■ EXERCISE ■
Would it be possible to write out each entry below exactly, without the pictures?

┄┄┄┄┄┄┄┄┄┄┄┄┄┄┄┄┄┄┄┄

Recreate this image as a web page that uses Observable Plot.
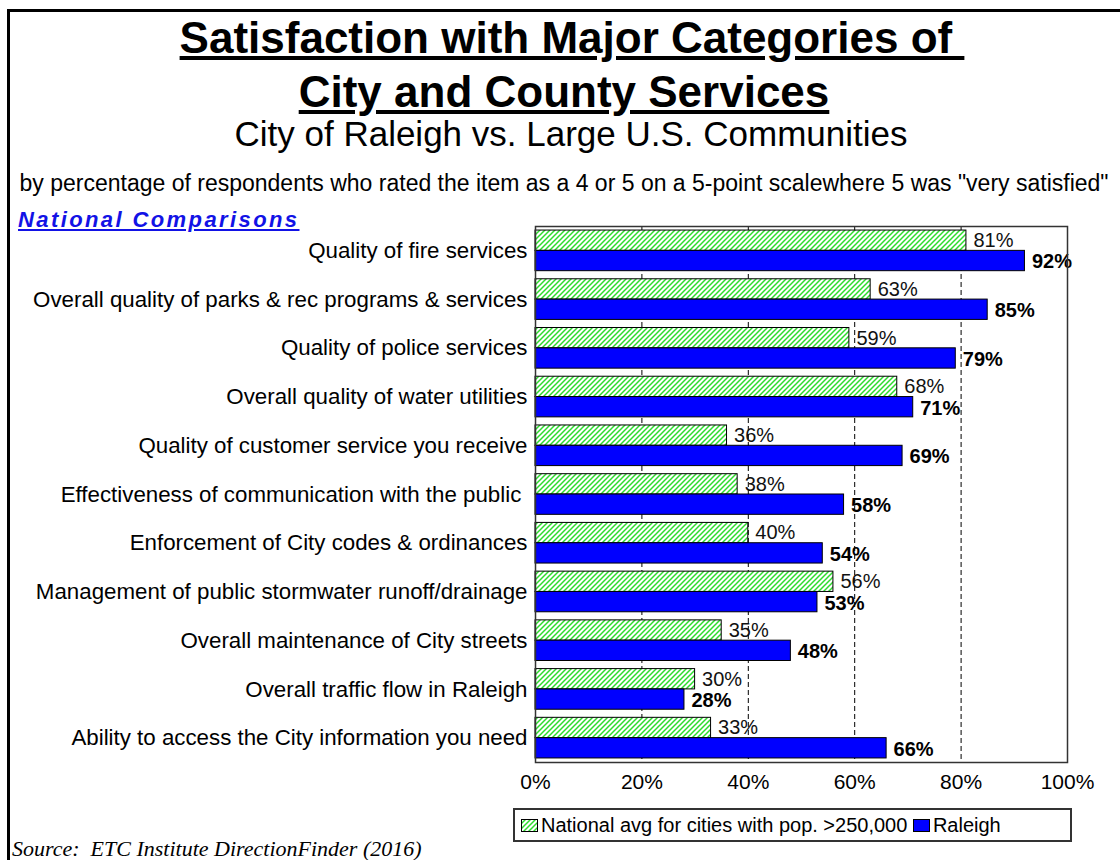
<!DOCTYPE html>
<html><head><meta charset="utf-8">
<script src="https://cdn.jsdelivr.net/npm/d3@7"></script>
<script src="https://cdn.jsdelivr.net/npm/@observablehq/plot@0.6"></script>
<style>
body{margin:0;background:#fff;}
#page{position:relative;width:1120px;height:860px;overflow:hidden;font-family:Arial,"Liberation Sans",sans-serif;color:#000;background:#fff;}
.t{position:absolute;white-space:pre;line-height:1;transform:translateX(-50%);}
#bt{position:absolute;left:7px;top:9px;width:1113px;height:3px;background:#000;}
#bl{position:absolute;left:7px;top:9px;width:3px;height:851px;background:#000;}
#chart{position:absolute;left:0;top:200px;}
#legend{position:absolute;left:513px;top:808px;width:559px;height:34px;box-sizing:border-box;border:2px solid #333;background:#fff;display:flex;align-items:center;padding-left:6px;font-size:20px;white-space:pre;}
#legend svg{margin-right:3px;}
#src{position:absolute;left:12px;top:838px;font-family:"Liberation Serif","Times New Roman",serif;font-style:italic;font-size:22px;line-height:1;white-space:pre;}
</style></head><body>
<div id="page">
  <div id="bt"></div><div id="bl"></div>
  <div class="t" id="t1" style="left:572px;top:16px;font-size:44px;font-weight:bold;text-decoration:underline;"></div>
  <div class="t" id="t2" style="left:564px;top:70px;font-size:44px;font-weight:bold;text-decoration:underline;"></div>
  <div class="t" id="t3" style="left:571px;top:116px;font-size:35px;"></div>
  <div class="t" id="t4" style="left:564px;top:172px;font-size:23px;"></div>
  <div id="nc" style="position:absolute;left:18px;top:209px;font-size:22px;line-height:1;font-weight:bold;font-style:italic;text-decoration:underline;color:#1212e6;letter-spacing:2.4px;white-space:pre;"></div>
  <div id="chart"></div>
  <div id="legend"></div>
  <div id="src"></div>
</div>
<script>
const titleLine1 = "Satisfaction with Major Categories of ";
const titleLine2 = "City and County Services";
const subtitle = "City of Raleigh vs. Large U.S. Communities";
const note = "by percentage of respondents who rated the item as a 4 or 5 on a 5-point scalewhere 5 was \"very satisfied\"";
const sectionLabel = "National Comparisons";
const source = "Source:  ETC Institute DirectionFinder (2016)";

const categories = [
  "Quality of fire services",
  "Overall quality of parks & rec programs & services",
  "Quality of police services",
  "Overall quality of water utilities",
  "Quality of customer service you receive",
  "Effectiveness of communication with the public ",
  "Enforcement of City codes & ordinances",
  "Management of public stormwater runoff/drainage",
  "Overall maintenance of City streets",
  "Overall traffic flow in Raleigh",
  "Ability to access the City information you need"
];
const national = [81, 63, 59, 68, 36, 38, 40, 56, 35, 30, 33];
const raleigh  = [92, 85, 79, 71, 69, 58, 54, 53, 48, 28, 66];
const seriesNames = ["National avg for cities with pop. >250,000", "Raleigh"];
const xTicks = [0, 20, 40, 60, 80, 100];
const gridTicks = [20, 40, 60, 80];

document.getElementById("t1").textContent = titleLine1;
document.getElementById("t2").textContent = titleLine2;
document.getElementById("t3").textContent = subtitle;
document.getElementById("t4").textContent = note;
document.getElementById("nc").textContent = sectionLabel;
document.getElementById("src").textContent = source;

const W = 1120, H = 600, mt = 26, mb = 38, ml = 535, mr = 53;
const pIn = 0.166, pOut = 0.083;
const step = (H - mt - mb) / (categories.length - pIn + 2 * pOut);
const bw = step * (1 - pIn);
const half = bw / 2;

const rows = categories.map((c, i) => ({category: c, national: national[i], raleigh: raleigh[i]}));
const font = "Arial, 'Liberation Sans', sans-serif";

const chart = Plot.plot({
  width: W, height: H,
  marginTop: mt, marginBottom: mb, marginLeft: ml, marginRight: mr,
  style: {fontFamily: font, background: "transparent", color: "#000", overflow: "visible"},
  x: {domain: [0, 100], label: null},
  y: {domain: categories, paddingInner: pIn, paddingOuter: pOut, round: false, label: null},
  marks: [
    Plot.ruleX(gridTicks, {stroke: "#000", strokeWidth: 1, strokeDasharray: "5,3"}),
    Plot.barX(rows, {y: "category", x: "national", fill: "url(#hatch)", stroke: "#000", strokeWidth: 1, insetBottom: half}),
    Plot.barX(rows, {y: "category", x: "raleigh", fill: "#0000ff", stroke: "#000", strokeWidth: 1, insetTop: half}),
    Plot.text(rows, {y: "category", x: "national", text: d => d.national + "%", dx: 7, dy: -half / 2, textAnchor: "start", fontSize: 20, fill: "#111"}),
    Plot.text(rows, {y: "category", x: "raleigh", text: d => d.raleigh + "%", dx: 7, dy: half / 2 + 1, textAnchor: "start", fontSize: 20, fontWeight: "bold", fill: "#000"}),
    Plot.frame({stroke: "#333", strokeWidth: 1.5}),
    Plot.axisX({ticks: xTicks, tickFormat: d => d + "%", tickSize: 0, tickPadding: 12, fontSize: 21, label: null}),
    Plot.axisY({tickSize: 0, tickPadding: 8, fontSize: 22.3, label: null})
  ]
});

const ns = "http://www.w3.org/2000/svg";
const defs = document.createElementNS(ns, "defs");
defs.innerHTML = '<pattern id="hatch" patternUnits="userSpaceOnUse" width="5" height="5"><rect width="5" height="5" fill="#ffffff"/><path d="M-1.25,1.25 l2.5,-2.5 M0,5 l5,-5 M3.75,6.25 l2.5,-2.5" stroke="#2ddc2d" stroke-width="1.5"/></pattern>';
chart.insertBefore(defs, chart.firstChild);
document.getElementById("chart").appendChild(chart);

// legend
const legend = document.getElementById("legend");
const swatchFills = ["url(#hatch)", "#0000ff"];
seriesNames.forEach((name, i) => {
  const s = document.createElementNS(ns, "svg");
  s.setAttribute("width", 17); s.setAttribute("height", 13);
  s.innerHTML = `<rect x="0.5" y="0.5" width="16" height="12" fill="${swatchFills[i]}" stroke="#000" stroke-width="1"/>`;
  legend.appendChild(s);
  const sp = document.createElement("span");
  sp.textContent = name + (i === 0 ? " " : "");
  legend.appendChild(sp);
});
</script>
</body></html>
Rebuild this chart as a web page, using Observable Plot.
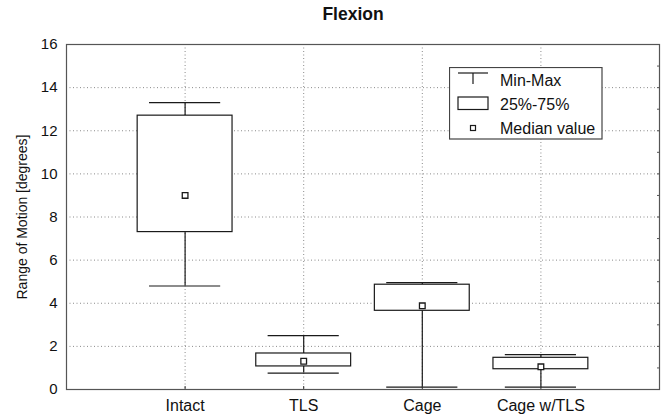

┄┄┄┄┄┄┄┄┄┄┄┄┄┄┄┄┄┄┄┄

■ TASK OUTPUT ■
Recreate this image as a web page that uses Observable Plot.
<!DOCTYPE html>
<html><head><meta charset="utf-8">
<script src="https://cdn.jsdelivr.net/npm/d3@7"></script>
<script src="https://cdn.jsdelivr.net/npm/@observablehq/plot@0.6"></script>
<style>
body{margin:0;background:#fff;}
#page{position:relative;width:1120px;height:860px;overflow:hidden;font-family:Arial,"Liberation Sans",sans-serif;color:#000;background:#fff;}
.t{position:absolute;white-space:pre;line-height:1;transform:translateX(-50%);}
#bt{position:absolute;left:7px;top:9px;width:1113px;height:3px;background:#000;}
#bl{position:absolute;left:7px;top:9px;width:3px;height:851px;background:#000;}
#chart{position:absolute;left:0;top:200px;}
#legend{position:absolute;left:513px;top:808px;width:559px;height:34px;box-sizing:border-box;border:2px solid #333;background:#fff;display:flex;align-items:center;padding-left:6px;font-size:20px;white-space:pre;}
#legend svg{margin-right:3px;}
#src{position:absolute;left:12px;top:838px;font-family:"Liberation Serif","Times New Roman",serif;font-style:italic;font-size:22px;line-height:1;white-space:pre;}
</style></head><body>
<div id="page">
  <div id="bt"></div><div id="bl"></div>
  <div class="t" id="t1" style="left:572px;top:16px;font-size:44px;font-weight:bold;text-decoration:underline;"></div>
  <div class="t" id="t2" style="left:564px;top:70px;font-size:44px;font-weight:bold;text-decoration:underline;"></div>
  <div class="t" id="t3" style="left:571px;top:116px;font-size:35px;"></div>
  <div class="t" id="t4" style="left:564px;top:172px;font-size:23px;"></div>
  <div id="nc" style="position:absolute;left:18px;top:209px;font-size:22px;line-height:1;font-weight:bold;font-style:italic;text-decoration:underline;color:#1212e6;letter-spacing:2.4px;white-space:pre;"></div>
  <div id="chart"></div>
  <div id="legend"></div>
  <div id="src"></div>
</div>
<script>
const titleLine1 = "Satisfaction with Major Categories of ";
const titleLine2 = "City and County Services";
const subtitle = "City of Raleigh vs. Large U.S. Communities";
const note = "by percentage of respondents who rated the item as a 4 or 5 on a 5-point scalewhere 5 was \"very satisfied\"";
const sectionLabel = "National Comparisons";
const source = "Source:  ETC Institute DirectionFinder (2016)";

const categories = [
  "Quality of fire services",
  "Overall quality of parks & rec programs & services",
  "Quality of police services",
  "Overall quality of water utilities",
  "Quality of customer service you receive",
  "Effectiveness of communication with the public ",
  "Enforcement of City codes & ordinances",
  "Management of public stormwater runoff/drainage",
  "Overall maintenance of City streets",
  "Overall traffic flow in Raleigh",
  "Ability to access the City information you need"
];
const national = [81, 63, 59, 68, 36, 38, 40, 56, 35, 30, 33];
const raleigh  = [92, 85, 79, 71, 69, 58, 54, 53, 48, 28, 66];
const seriesNames = ["National avg for cities with pop. >250,000", "Raleigh"];
const xTicks = [0, 20, 40, 60, 80, 100];
const gridTicks = [20, 40, 60, 80];

document.getElementById("t1").textContent = titleLine1;
document.getElementById("t2").textContent = titleLine2;
document.getElementById("t3").textContent = subtitle;
document.getElementById("t4").textContent = note;
document.getElementById("nc").textContent = sectionLabel;
document.getElementById("src").textContent = source;

const W = 1120, H = 600, mt = 26, mb = 38, ml = 535, mr = 53;
const pIn = 0.166, pOut = 0.083;
const step = (H - mt - mb) / (categories.length - pIn + 2 * pOut);
const bw = step * (1 - pIn);
const half = bw / 2;

const rows = categories.map((c, i) => ({category: c, national: national[i], raleigh: raleigh[i]}));
const font = "Arial, 'Liberation Sans', sans-serif";

const chart = Plot.plot({
  width: W, height: H,
  marginTop: mt, marginBottom: mb, marginLeft: ml, marginRight: mr,
  style: {fontFamily: font, background: "transparent", color: "#000", overflow: "visible"},
  x: {domain: [0, 100], label: null},
  y: {domain: categories, paddingInner: pIn, paddingOuter: pOut, round: false, label: null},
  marks: [
    Plot.ruleX(gridTicks, {stroke: "#000", strokeWidth: 1, strokeDasharray: "5,3"}),
    Plot.barX(rows, {y: "category", x: "national", fill: "url(#hatch)", stroke: "#000", strokeWidth: 1, insetBottom: half}),
    Plot.barX(rows, {y: "category", x: "raleigh", fill: "#0000ff", stroke: "#000", strokeWidth: 1, insetTop: half}),
    Plot.text(rows, {y: "category", x: "national", text: d => d.national + "%", dx: 7, dy: -half / 2, textAnchor: "start", fontSize: 20, fill: "#111"}),
    Plot.text(rows, {y: "category", x: "raleigh", text: d => d.raleigh + "%", dx: 7, dy: half / 2 + 1, textAnchor: "start", fontSize: 20, fontWeight: "bold", fill: "#000"}),
    Plot.frame({stroke: "#333", strokeWidth: 1.5}),
    Plot.axisX({ticks: xTicks, tickFormat: d => d + "%", tickSize: 0, tickPadding: 12, fontSize: 21, label: null}),
    Plot.axisY({tickSize: 0, tickPadding: 8, fontSize: 22.3, label: null})
  ]
});

const ns = "http://www.w3.org/2000/svg";
const defs = document.createElementNS(ns, "defs");
defs.innerHTML = '<pattern id="hatch" patternUnits="userSpaceOnUse" width="5" height="5"><rect width="5" height="5" fill="#ffffff"/><path d="M-1.25,1.25 l2.5,-2.5 M0,5 l5,-5 M3.75,6.25 l2.5,-2.5" stroke="#2ddc2d" stroke-width="1.5"/></pattern>';
chart.insertBefore(defs, chart.firstChild);
document.getElementById("chart").appendChild(chart);

// legend
const legend = document.getElementById("legend");
const swatchFills = ["url(#hatch)", "#0000ff"];
seriesNames.forEach((name, i) => {
  const s = document.createElementNS(ns, "svg");
  s.setAttribute("width", 17); s.setAttribute("height", 13);
  s.innerHTML = `<rect x="0.5" y="0.5" width="16" height="12" fill="${swatchFills[i]}" stroke="#000" stroke-width="1"/>`;
  legend.appendChild(s);
  const sp = document.createElement("span");
  sp.textContent = name + (i === 0 ? " " : "");
  legend.appendChild(sp);
});
</script>
</body></html>
Rebuild this chart as a web page, using Observable Plot.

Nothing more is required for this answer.